**Rows**
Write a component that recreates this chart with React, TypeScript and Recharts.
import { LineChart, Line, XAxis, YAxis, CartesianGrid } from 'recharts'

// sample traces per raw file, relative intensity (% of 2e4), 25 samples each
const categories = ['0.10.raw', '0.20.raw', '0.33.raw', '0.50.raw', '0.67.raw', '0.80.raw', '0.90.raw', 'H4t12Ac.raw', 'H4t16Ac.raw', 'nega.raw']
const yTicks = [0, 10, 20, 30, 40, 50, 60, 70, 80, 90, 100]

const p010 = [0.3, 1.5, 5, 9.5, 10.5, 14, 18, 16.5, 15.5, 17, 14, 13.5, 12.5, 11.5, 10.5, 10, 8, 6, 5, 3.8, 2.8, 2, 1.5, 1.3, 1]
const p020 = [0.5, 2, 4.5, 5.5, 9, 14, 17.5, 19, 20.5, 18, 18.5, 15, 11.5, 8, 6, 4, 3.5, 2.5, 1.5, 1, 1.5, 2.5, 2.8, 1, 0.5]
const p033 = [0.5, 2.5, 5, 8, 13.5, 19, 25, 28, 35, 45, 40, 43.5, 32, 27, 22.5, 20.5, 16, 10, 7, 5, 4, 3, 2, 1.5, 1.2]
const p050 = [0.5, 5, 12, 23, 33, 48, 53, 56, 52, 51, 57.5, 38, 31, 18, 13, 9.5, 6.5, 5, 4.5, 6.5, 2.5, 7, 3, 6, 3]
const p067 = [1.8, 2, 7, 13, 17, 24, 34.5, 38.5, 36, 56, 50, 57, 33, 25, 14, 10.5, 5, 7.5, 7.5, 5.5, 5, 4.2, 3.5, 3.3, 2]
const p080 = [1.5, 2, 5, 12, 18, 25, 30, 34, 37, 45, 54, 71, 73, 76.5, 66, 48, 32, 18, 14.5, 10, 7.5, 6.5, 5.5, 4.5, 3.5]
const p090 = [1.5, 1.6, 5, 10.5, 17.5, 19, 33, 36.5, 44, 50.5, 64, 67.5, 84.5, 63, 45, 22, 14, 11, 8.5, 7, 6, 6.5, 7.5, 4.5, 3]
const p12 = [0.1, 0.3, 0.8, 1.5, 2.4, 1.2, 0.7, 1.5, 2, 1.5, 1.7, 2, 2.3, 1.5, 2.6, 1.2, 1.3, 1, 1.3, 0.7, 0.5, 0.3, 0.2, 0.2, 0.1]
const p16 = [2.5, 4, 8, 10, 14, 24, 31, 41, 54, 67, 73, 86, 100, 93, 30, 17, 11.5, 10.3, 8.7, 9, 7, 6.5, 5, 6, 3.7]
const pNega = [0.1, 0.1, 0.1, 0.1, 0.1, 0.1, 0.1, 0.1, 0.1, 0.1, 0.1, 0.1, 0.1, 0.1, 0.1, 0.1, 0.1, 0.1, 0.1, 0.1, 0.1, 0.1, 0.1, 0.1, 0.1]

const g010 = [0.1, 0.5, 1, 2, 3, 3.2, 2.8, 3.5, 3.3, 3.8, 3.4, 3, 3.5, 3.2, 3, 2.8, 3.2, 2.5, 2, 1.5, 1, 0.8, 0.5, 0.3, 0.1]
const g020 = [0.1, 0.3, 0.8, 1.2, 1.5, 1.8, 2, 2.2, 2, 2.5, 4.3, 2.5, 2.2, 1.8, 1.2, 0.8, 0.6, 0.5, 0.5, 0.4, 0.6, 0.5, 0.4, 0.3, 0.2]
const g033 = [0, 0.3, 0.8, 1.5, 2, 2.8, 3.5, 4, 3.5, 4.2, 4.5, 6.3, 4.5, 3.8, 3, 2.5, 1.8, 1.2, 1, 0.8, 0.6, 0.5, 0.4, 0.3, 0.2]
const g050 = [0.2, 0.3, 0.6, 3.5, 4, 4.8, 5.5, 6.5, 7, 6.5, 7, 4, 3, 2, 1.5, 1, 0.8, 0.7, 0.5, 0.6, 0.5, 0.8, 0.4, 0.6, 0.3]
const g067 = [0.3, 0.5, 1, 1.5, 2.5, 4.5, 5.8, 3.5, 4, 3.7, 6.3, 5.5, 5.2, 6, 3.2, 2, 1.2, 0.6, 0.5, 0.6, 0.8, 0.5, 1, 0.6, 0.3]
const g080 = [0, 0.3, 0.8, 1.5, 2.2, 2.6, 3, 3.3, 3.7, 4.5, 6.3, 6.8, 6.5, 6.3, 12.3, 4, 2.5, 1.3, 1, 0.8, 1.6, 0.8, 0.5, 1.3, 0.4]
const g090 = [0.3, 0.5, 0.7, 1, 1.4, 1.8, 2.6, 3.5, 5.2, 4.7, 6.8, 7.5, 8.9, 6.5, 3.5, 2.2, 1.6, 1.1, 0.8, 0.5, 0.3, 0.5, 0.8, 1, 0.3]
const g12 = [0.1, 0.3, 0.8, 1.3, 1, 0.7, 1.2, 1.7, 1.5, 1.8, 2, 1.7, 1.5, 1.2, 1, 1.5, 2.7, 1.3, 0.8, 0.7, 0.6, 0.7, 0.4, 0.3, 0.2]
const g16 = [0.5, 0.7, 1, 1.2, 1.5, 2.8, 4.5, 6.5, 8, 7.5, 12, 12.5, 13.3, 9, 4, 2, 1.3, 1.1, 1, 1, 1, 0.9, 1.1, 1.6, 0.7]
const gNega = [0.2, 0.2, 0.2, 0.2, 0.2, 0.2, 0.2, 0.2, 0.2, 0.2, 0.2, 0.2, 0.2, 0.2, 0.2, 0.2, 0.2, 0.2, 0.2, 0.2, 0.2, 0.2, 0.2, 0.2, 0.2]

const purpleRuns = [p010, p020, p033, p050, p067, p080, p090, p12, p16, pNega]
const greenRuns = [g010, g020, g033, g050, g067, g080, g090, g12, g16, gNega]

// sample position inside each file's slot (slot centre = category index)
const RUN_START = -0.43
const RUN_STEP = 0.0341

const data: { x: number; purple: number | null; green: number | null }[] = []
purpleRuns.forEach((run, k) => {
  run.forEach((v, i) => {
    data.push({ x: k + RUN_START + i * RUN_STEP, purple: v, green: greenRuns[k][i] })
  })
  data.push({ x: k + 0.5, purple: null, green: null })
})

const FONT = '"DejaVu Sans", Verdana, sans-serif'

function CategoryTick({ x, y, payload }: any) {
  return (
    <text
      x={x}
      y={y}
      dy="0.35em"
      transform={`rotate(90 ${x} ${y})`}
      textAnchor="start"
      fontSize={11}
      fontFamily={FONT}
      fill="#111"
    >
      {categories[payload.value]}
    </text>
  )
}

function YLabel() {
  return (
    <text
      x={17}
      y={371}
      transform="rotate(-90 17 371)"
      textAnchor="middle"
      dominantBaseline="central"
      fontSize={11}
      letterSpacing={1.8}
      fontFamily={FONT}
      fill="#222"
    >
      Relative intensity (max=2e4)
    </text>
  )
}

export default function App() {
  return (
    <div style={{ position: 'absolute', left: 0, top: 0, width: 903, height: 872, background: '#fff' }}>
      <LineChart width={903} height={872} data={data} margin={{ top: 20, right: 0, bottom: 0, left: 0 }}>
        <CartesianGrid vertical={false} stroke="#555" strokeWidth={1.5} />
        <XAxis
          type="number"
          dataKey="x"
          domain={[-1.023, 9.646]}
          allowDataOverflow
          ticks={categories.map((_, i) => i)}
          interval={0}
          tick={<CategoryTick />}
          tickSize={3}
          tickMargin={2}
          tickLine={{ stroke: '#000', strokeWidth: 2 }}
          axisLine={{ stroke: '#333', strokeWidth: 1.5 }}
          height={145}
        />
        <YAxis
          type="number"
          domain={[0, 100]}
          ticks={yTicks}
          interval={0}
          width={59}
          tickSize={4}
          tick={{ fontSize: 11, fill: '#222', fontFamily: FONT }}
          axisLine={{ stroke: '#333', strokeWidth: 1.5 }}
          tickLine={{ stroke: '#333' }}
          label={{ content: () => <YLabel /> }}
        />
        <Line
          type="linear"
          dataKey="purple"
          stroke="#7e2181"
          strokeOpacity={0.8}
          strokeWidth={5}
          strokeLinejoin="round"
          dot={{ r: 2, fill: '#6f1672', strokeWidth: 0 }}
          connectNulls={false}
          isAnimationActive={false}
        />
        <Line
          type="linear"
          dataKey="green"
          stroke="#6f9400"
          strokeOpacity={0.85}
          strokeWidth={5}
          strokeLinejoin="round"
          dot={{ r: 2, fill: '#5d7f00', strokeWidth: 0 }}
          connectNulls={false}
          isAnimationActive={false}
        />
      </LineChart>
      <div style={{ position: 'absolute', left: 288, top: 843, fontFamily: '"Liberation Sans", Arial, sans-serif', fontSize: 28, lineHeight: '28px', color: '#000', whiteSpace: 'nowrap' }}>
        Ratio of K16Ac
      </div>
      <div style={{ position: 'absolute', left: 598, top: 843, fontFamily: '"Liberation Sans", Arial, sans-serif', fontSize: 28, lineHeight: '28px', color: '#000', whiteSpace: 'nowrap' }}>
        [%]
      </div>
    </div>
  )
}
==
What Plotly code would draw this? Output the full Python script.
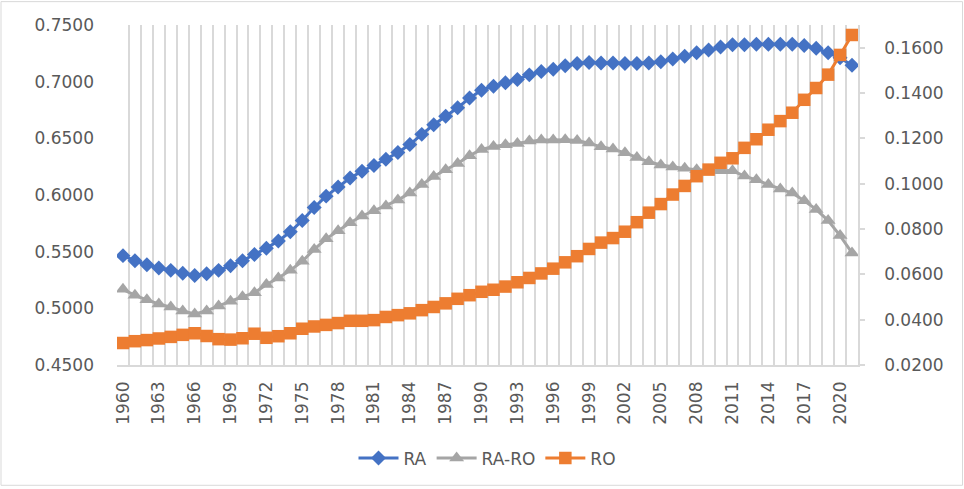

**The exercise**
Which lines above run from the one containing "Write a component" down to the one containing "XAxis, YAxis, CartesianGrid"? Repeat exactly those, both ends included, and nothing else.

**Written response**
Write a component that recreates this chart with React, TypeScript and Recharts.
import { LineChart, Line, XAxis, YAxis, CartesianGrid } from 'recharts'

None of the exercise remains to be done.